/node-scrape

A configurable node package for scraping web page content.

Primary LanguageJavaScriptMIT LicenseMIT

node-scrape v.0.1.2

A configurable node package for scraping web page content.

Getting Started

You may install this plugin with this command:

npm install node-scrape --save

Usage

The minimal setup for node-scrape is as follows:

var scraper = require('node-scrape');

var config = {
  params: {
    id: [1,2,3,4]
  }
  collections: [{
    name: 'mydata',
    group: '#someid > .some-class > table tr',
    elements: {
      name: {
        query: '> td > a'
      },
      link: {
        query: '> td > a',
        attr: 'href'
      }
    }
  }]
};

Scraper.scrape('http://example.com/:id', config)
  .then(function(data) {
    // Do something with your scraped data
  });

Arguments

Source (src)

src {string|array(string)}

One or more urls of websites to scrape.

Options (options)

Specifies options and rules for scraping the targeted website(s)

Collections (collections)

One or more collections to extract from the website. Each collection will produce an object containing the fields specified under the elements option. Collections must be specified using the following settings:

name

The name of the collection

elements

Specifies the fields of data to extract. Options are:

query {string}

A jQuery selector that identifies the field within the page or current group.

attr {string} (optional)

Specifies the data to extract.
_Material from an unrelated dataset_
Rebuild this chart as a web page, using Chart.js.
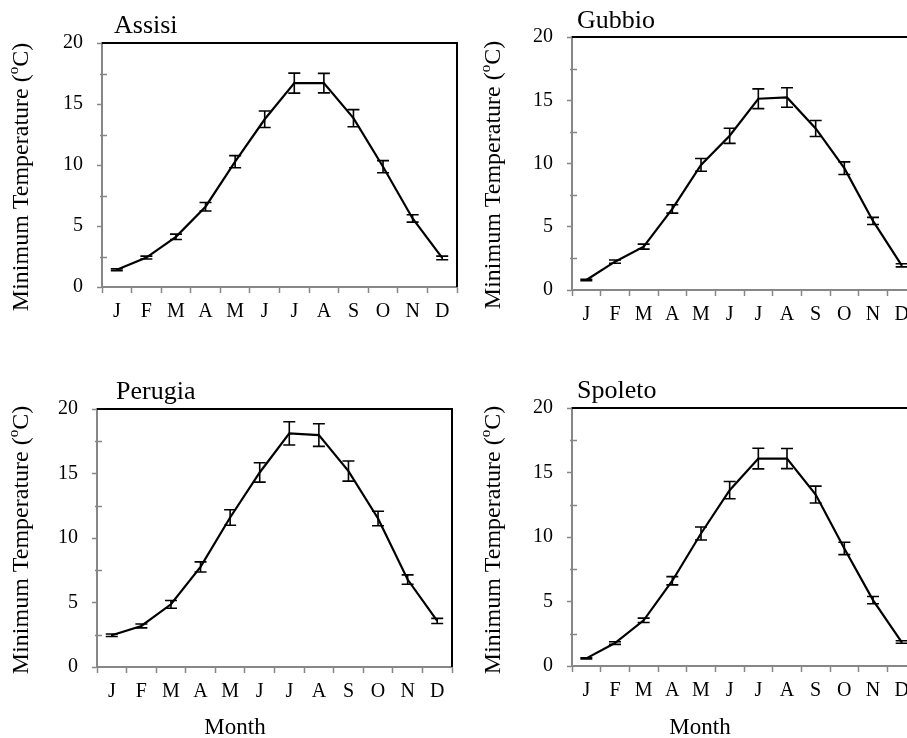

If no attr is specified data will be extracted using the jQuery('.selector').text() method (will strip any html tags still contained in the node).

If you want to specifically extract html information use attr: 'html'

All common html-attributes are available, e.g., class, href, src, ...

filter {string|function} (optional)

Allows to define a regular expression to further restrict the data to be extracted from a certain node.

Also allows a callback function for custom filtering. Return null to exclude the element from being added to the resulting dataset.

format {string|function} (optional)

Specify a formatter to process the extracted data with. Presets are number (formats the data using Number(data)) or date (will create a new Date object).

Also allows a callback function for custom filtering. Return null to exclude the element from being added to the resulting dataset.

group (optional)

A jQuery selector that identifies a grouped block of information on the page. All queries of a colletion are run against this group.

Should be used to differentiate individual items of information, e.g., a table row within a table.

If no group is specified items will be grouped by index (requires the same number of results for each element of the collections).

each (optional)

An object allowing to add static values for each element of the extracted collection.

each: {
  pi: Math.PI,
  params: function (entity, collection, requestParameters) {
    return requestParameters;
  }
  ...
}

Will be called with the current element, the whole collection and the request parameters permutation used for scraping this collection.

Source parameters (params)

params {object} (optional)

Allows to specify request parameters. Should be used when trying to to scrape multiple websites in a task. Request parameters should be indicated in the src url using a colon, e.g., :id

src: 'http://example.com/items/:id?param=:param',
options: {
  id: [123, 456],
  param: ['prime','secondary']
}

If multiple options are provided all permutations of the options provided will be scraped, i.e.:

http://example.com/items/123?param=prime
http://example.com/items/123?param=secondary
http://example.com/items/456?param=prime
http://example.com/items/456?param=secondary

Options (options)

Allows to specify request options for accessing the target website (e.g., proxy, auth). For available options and usage, see request.

Examples

Filter

...
<tr><td>Doe, John</td>...</tr>
<tr><td>Johnson, Jane</td>...</tr>
...

Assuming a format of Lastname, Firstname within a node you can extract firstname and lastname separately using the filter function

elements: {
  firstname: {
    query: '> td > a',
    filter: /,[ ]*(.*)/
  },
  lastname: {
    query: '> td > a',
    filter: /(.*)[ ]*,/
  }
}

will extract:

[{
  firstname: 'John',
  lastname: 'Doe',
},{
  firstname: 'Jane',
  lastname: 'Johnson',
}]

Format

...
<tr><td>Doe, John</td><td>24</td></tr>
<tr><td>Johnson, Jane</td><td>45</td></tr>
...
elements: {
  age: {
    query: '> td > td:nth-child(2)',
    format: 'number'
  }
}

format: 'number will convert the data extracted by the query to a number before adding it to the dataset:

[{
  age: 'John',
  lastname: 'Doe',
  age: 24
},{
  firstname: 'Jane',
  lastname: 'Johnson',
  age: 45
}]

License

node-scrape is licensed under the MIT License.